A major study [PDF] led by the BBC on behalf of the European Broadcasting Union (EBU) found that OpenAI’s ChatGPT, Microsoft Copilot, Google Gemini, and Perplexity misrepresented news content in almost half of the cases.
An analysis of more than 3,000 responses from the AI assistants found that 45 percent of answers given contained at least one significant issue, 31 percent had serious sourcing problems, and a fifth had “major accuracy issues, including hallucinated details and outdated information.”
When accounting for smaller slip-ups, a whopping 81 percent of responses included a mistake of some sort.
Gemini was identified as the worst performer, with researchers identifying “significant issues” in 76 percent of responses it provided – double the error rate of the other AI bots.
The researchers blamed this on Gemini’s poor performance in sourcing information, with researchers finding significant inaccuracies in 72 percent of responses. This was three times as many as ChatGPT (24 percent), followed by Perplexity and Copilot (both 15 percent).
Errors were found in one in five responses from all AI assistants studied, including outdated information.
Examples included ChatGPT incorrectly stating that Pope Francis was still pontificating weeks after his death, and Gemini confidently asserting that NASA astronauts had never been stranded in space – despite two crew members having spent nine months stuck on the International Space Station. Google’s AI bot told researchers: “You might be confusing this with a sci-fi movie or news that discussed a potential scenario where astronauts could get into trouble.”
The study, described as the largest of its kind, involved 22 public service media organizations from 18 countries.
The findings land not long after OpenAI admitted that its models are programmed to sound confident even when they’re not, conceding in a September paper that AI bots are rewarded for guessing rather than admitting ignorance – a design gremlin that rewards hallucinatory behavior.
Hallucinations can show up in embarrassing ways. In May, lawyers representing Anthropic were forced to apologize to a US court after submitting filings that contained fabricated citations invented by its Claude model. The debacle happened because the team failed to double-check Claude’s contributions before handing in their work.

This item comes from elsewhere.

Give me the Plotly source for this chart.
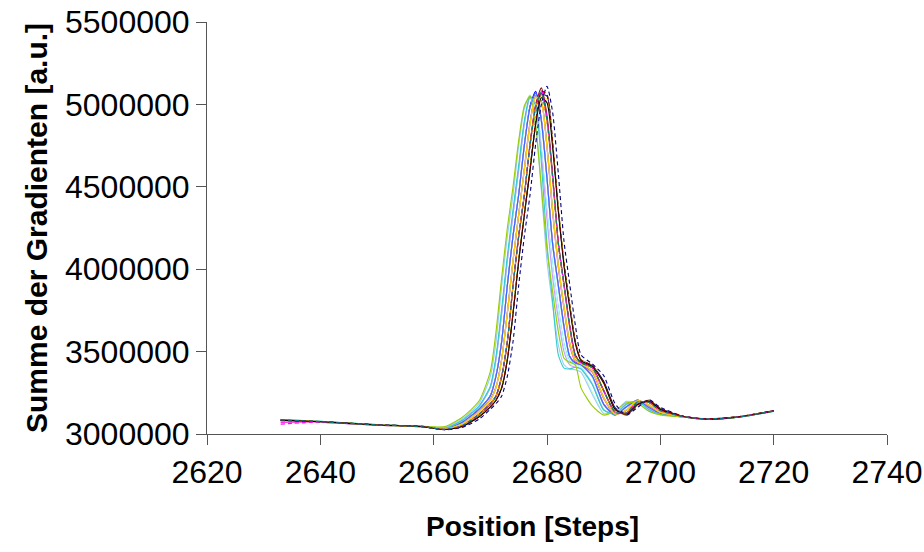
import plotly.graph_objects as go

# Positions (steps) shared by all series
positions = [2633, 2640, 2650, 2658, 2662, 2665, 2668, 2670, 2671, 2672, 2673, 2674, 2675,
             2676, 2677, 2678, 2679, 2680, 2681, 2682, 2683, 2684, 2685, 2686, 2688, 2690,
             2692, 2694, 2696, 2698, 2700, 2704, 2708, 2714, 2720]

# Sum of gradients per series, in thousands [a.u. / 1000]
s01 = [3085, 3074, 3056, 3046, 3027, 3045, 3105, 3165, 3205, 3280, 3450, 3730, 4050, 4330, 4600, 4880, 5060, 5050, 4760, 4360, 4030, 3780, 3560, 3450, 3415, 3320, 3160, 3115, 3175, 3205, 3155, 3108, 3092, 3104, 3140]
s02 = [3070, 3072, 3054, 3044, 3032, 3062, 3140, 3210, 3285, 3455, 3735, 4050, 4330, 4610, 4890, 5045, 5015, 4740, 4340, 4010, 3760, 3540, 3440, 3420, 3375, 3215, 3118, 3145, 3200, 3172, 3128, 3104, 3088, 3103, 3138]
s03 = [3082, 3076, 3055, 3045, 3028, 3046, 3110, 3170, 3210, 3290, 3460, 3740, 4060, 4340, 4610, 4890, 5050, 5030, 4760, 4370, 4040, 3790, 3560, 3450, 3412, 3305, 3148, 3118, 3178, 3202, 3152, 3106, 3090, 3106, 3142]
s04 = [3088, 3077, 3057, 3044, 3030, 3072, 3152, 3235, 3355, 3565, 3905, 4205, 4455, 4755, 4985, 5070, 4895, 4540, 4140, 3890, 3640, 3465, 3428, 3418, 3345, 3178, 3114, 3166, 3204, 3158, 3124, 3103, 3091, 3102, 3137]
s05 = [3080, 3073, 3054, 3046, 3029, 3051, 3121, 3186, 3232, 3352, 3562, 3902, 4202, 4452, 4752, 4982, 5070, 4905, 4555, 4155, 3905, 3655, 3475, 3432, 3402, 3262, 3132, 3128, 3193, 3192, 3142, 3107, 3089, 3105, 3141]
s06 = [3084, 3075, 3056, 3045, 3028, 3049, 3118, 3182, 3228, 3345, 3555, 3895, 4195, 4445, 4760, 5000, 5100, 4930, 4570, 4160, 3910, 3660, 3480, 3435, 3405, 3265, 3135, 3125, 3190, 3195, 3145, 3108, 3091, 3104, 3139]
s07 = [3086, 3074, 3055, 3043, 3030, 3060, 3136, 3206, 3282, 3452, 3732, 4052, 4332, 4602, 4882, 5055, 5020, 4745, 4355, 4025, 3775, 3555, 3448, 3426, 3382, 3222, 3122, 3143, 3203, 3176, 3131, 3105, 3090, 3103, 3140]
s08 = [3083, 3072, 3053, 3045, 3031, 3071, 3151, 3232, 3352, 3562, 3902, 4202, 4452, 4752, 4990, 5080, 4910, 4555, 4155, 3905, 3655, 3472, 3432, 3422, 3352, 3182, 3117, 3163, 3206, 3161, 3126, 3104, 3089, 3106, 3141]
s09 = [3087, 3076, 3056, 3044, 3036, 3082, 3168, 3285, 3455, 3735, 4055, 4335, 4605, 4885, 5040, 5005, 4735, 4345, 4015, 3765, 3545, 3442, 3422, 3405, 3305, 3148, 3122, 3182, 3198, 3148, 3121, 3103, 3088, 3104, 3139]
s10 = [3084, 3075, 3054, 3045, 3035, 3080, 3165, 3280, 3450, 3730, 4050, 4330, 4600, 4880, 5035, 5000, 4730, 4340, 4010, 3760, 3540, 3440, 3420, 3405, 3305, 3150, 3120, 3180, 3200, 3150, 3122, 3104, 3090, 3105, 3140]
s11 = [3086, 3077, 3056, 3046, 3041, 3092, 3188, 3355, 3565, 3905, 4205, 4455, 4755, 4985, 5060, 4890, 4540, 4140, 3890, 3640, 3460, 3425, 3415, 3395, 3255, 3128, 3132, 3196, 3188, 3138, 3117, 3103, 3089, 3105, 3140]
s12 = [3085, 3074, 3055, 3044, 3030, 3070, 3148, 3228, 3348, 3558, 3898, 4198, 4448, 4748, 4975, 5060, 4895, 4545, 4145, 3895, 3645, 3468, 3428, 3418, 3348, 3178, 3115, 3165, 3204, 3159, 3125, 3105, 3090, 3104, 3141]
s13 = [3082, 3073, 3054, 3045, 3040, 3090, 3185, 3350, 3560, 3900, 4200, 4450, 4750, 4975, 5050, 4870, 4480, 4050, 3780, 3540, 3420, 3395, 3390, 3375, 3240, 3125, 3135, 3198, 3188, 3138, 3118, 3104, 3091, 3103, 3139]
s14 = [3075, 3070, 3054, 3046, 3032, 3070, 3150, 3232, 3352, 3562, 3900, 4200, 4450, 4750, 4980, 5065, 4900, 4550, 4150, 3900, 3650, 3470, 3430, 3420, 3350, 3180, 3115, 3165, 3205, 3160, 3125, 3106, 3092, 3105, 3142]
s15 = [3083, 3074, 3055, 3044, 3035, 3080, 3165, 3280, 3450, 3730, 4050, 4330, 4600, 4880, 5040, 5000, 4700, 4300, 3950, 3700, 3500, 3420, 3405, 3395, 3300, 3148, 3120, 3180, 3200, 3150, 3122, 3104, 3090, 3106, 3140]
s16 = [3086, 3076, 3056, 3045, 3030, 3060, 3135, 3205, 3280, 3450, 3730, 4050, 4330, 4600, 4880, 5040, 5010, 4740, 4350, 4020, 3770, 3550, 3445, 3425, 3380, 3220, 3120, 3145, 3202, 3175, 3130, 3105, 3089, 3104, 3140]
s17 = [3084, 3075, 3055, 3045, 3030, 3070, 3150, 3230, 3350, 3560, 3900, 4200, 4450, 4750, 4980, 5070, 4900, 4550, 4150, 3900, 3650, 3470, 3430, 3420, 3350, 3180, 3115, 3165, 3205, 3160, 3125, 3105, 3090, 3105, 3140]
s18 = [3088, 3077, 3057, 3046, 3035, 3082, 3170, 3290, 3470, 3760, 4080, 4360, 4630, 4900, 5050, 4990, 4650, 4150, 3800, 3480, 3400, 3395, 3405, 3395, 3300, 3145, 3120, 3180, 3198, 3148, 3120, 3104, 3090, 3105, 3141]
s19 = [3085, 3076, 3056, 3046, 3045, 3100, 3200, 3380, 3620, 3950, 4250, 4500, 4780, 4990, 5050, 4870, 4500, 4120, 3860, 3620, 3460, 3435, 3420, 3280, 3170, 3115, 3140, 3190, 3185, 3138, 3116, 3103, 3088, 3104, 3139]
s20 = [3083, 3074, 3054, 3045, 3030, 3061, 3137, 3207, 3284, 3455, 3735, 4055, 4335, 4605, 4885, 5045, 5015, 4745, 4355, 4025, 3775, 3555, 3447, 3426, 3383, 3222, 3121, 3146, 3203, 3176, 3131, 3106, 3091, 3106, 3141]
s21 = [3085, 3075, 3055, 3045, 3028, 3050, 3120, 3185, 3230, 3350, 3560, 3900, 4200, 4450, 4750, 4980, 5060, 4895, 4545, 4145, 3895, 3645, 3468, 3430, 3400, 3260, 3130, 3130, 3195, 3190, 3140, 3107, 3090, 3105, 3140]
s22 = [3084, 3074, 3055, 3045, 3027, 3045, 3105, 3165, 3205, 3280, 3450, 3730, 4050, 4330, 4600, 4880, 5040, 5010, 4740, 4350, 4020, 3770, 3550, 3445, 3410, 3310, 3150, 3120, 3180, 3200, 3150, 3106, 3090, 3104, 3140]
s23 = [3082, 3075, 3056, 3046, 3025, 3040, 3090, 3150, 3185, 3230, 3350, 3560, 3900, 4200, 4450, 4760, 5000, 5110, 4950, 4580, 4170, 3910, 3660, 3480, 3425, 3355, 3185, 3115, 3162, 3208, 3162, 3108, 3091, 3105, 3141]
s24 = [3060, 3072, 3055, 3045, 3028, 3050, 3120, 3185, 3230, 3350, 3560, 3900, 4200, 4450, 4755, 4990, 5090, 4920, 4560, 4160, 3905, 3655, 3472, 3432, 3402, 3262, 3132, 3128, 3195, 3192, 3142, 3107, 3090, 3105, 3141]
s25 = [3083, 3075, 3056, 3045, 3027, 3045, 3105, 3165, 3205, 3280, 3450, 3730, 4050, 4330, 4610, 4900, 5080, 5060, 4770, 4370, 4040, 3790, 3565, 3450, 3415, 3315, 3155, 3118, 3178, 3204, 3154, 3108, 3092, 3106, 3142]
s26 = [3086, 3075, 3055, 3044, 3028, 3050, 3120, 3185, 3230, 3350, 3560, 3900, 4200, 4450, 4750, 4980, 5075, 4905, 4555, 4155, 3905, 3655, 3475, 3432, 3402, 3262, 3132, 3128, 3194, 3191, 3141, 3106, 3091, 3104, 3140]

series_values = [s01, s02, s03, s04, s05, s06, s07, s08, s09, s10, s11, s12, s13,
                 s14, s15, s16, s17, s18, s19, s20, s21, s22, s23, s24, s25, s26]

series_colors = ["#000080", "#FF00FF", "#FFFF00", "#00FFFF", "#800080", "#800000", "#008080",
                 "#0000FF", "#00CCFF", "#CCFFFF", "#CCFFCC", "#FFFF99", "#99CCFF", "#FF99CC",
                 "#CC99FF", "#FFCC99", "#3366FF", "#33CCCC", "#99CC00", "#FFCC00", "#FF9900",
                 "#000000", "#000080", "#FF00FF", "#800000", "#008080"]
series_dashes = ["solid"] * 22 + ["4px,3px"] * 4

fig = go.Figure()
for i, vals in enumerate(series_values):
    fig.add_trace(go.Scatter(
        x=positions,
        y=[v * 1000 for v in vals],
        mode="lines",
        line=dict(color=series_colors[i], width=1.1, dash=series_dashes[i],
                  shape="spline", smoothing=0.6),
        showlegend=False,
        hoverinfo="skip",
    ))

font_family = "Liberation Sans, Arial, sans-serif"
axis_color = "#555555"

fig.update_layout(
    width=924, height=552,
    margin=dict(l=207, r=37, t=22, b=118),
    paper_bgcolor="white", plot_bgcolor="white",
    font=dict(family=font_family, color="black"),
    xaxis=dict(
        range=[2620, 2740], dtick=20, tick0=2620, automargin=False,
        showgrid=False, zeroline=False,
        showline=True, linecolor=axis_color, linewidth=1,
        ticks="outside", ticklen=10, tickcolor=axis_color, tickwidth=1,
        tickfont=dict(size=32, family=font_family, color="black"),
    ),
    yaxis=dict(
        range=[3000000, 5500000], dtick=500000, tick0=3000000, automargin=False,
        tickformat="d",
        showgrid=False, zeroline=False,
        showline=True, linecolor=axis_color, linewidth=1,
        ticks="outside", ticklen=10, tickcolor=axis_color, tickwidth=1,
        tickfont=dict(size=32, family=font_family, color="black"),
        title=dict(text="<b>Summe der Gradienten [a.u.]</b>", font=dict(size=30, family=font_family),
                   standoff=8),
    ),
    annotations=[dict(
        text="<b>Position [Steps]</b>", xref="paper", yref="paper",
        x=0.479, y=-0.225, xanchor="center", yanchor="middle", showarrow=False,
        font=dict(size=28, family=font_family, color="black"),
    )],
)

fig.write_html("out.html")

All the while, consumer use of AI chatbots is on the up. An accompanying Ipsos survey [PDF] of 2,000 UK adults found 42 percent trust AI to deliver accurate news summaries, rising to half of under-35s. However, 84 percent said a factual error would significantly damage their trust in an AI summary, demonstrating the risks media outlets face from ill-trained algorithms
The report was accompanied by a toolkit [PDF] designed to help developers and media organizations improve how chatbots handle news information and stop them bluffing when they don’t know the answer.
“This research conclusively shows that these failings are not isolated incidents,” said Jean Philip De Tender, EBU deputy director general. “When people don’t know what to trust, they end up trusting nothing at all, and that can deter democratic participation.” ®